1 of 2 | Portrait of Harriet Tubman, full-length, with her hands resting on the back of a chair. Photograph taken between 1860-1875. On Monday, Tubman was posthumously awarded the rank of brigadier general of the Maryland National Guard. File Photo by Library of Congress

Nov. 12 (UPI) — Harriet Tubman, a former slave and revered abolitionist who fought as a Union spy during the American Civil War, was posthumously awarded the rank of brigadier general of the Maryland National Guard on Monday in recognition of her service.

During a ceremony marking Veterans Day at the Harriet Tubman Underground Railroad State Park in Maryland, military and government officials gathered to honor a woman Maryland Adjutant General Janeen Birckhead said should “be revered, always, for risking her life and her own freedom in the cause of justice for the enslaved.”

“As a military commander, I am proud we remember her today for her valor,” Birckhead said.

Born into slavery in 1822 in Maryland’s Dorchester County, Tubman eventually escaped in 1849 to Philadelphia, where she lived as a free woman.

Upon gaining her freedom, she immediately returned to Maryland to rescue her family.

She made some 11 missions from Maryland to St. Catharines, Ontario, Canada, between 1850 and 1860 in what is now known as the Underground Railroad, according to the National Women’s History Museum.

Through her efforts, her network rescued around 70 people from slavery.

Then when the American Civil War broke out in April of 1861, Tubman enlisted in the Union Army as a nurse, but then became a scout and leading a group of spies from 1863. She conducted raides that freed hundreds of slaves, the museum said.

Maryland Gov. Wes Moore described Tubman at the ceremony, attended by several of her descendants, as not only one of the greatest Marylanders in history but one of the United States’ greatest patriots.

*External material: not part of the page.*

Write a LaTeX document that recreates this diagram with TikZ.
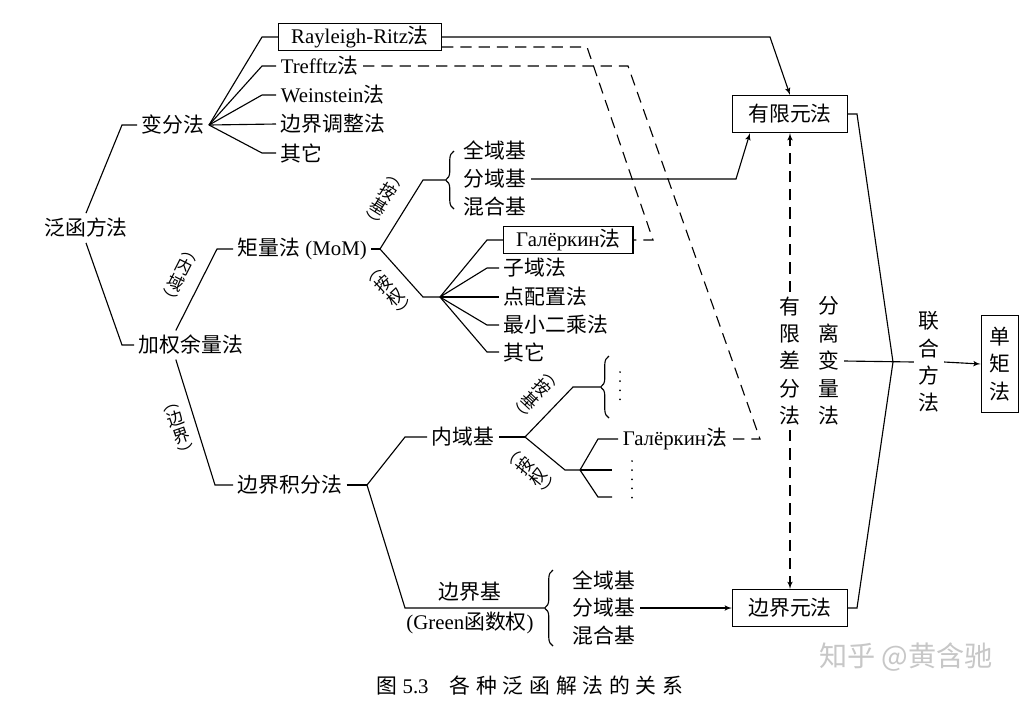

He said no one would have judged Tubman if she had decided, upon gaining her freedom, to spend the rest of her days as a private citizen in the north or coordinate the abolitionist movement from Philadelphia without ever traveling south again. However, she knew “that in order to do the work that meant that she had to go into the lion’s den,” he said.

“She knew that leadership means you have to be willing to do what you are asking what others to do,” Moore said, adding that “she raised her hand to join the Union Army as a soldier and a spy because she believed you cannot just rail about the system being flawed, you actually have to be the one to go in and work to change it.”

Following Moore’s speech, the official order appointing Tubman to the rank of brigadier general was read and Birckhead placed the symbolic rank upon Ernestine “Tina” Martin Wyatt, Tubman’s great-great-great-grandniece.

Wyatt called Tubman a “selfless person” who thought only of others.

“Keep fighting for democracy wherever it presents itself,” she told those gathered.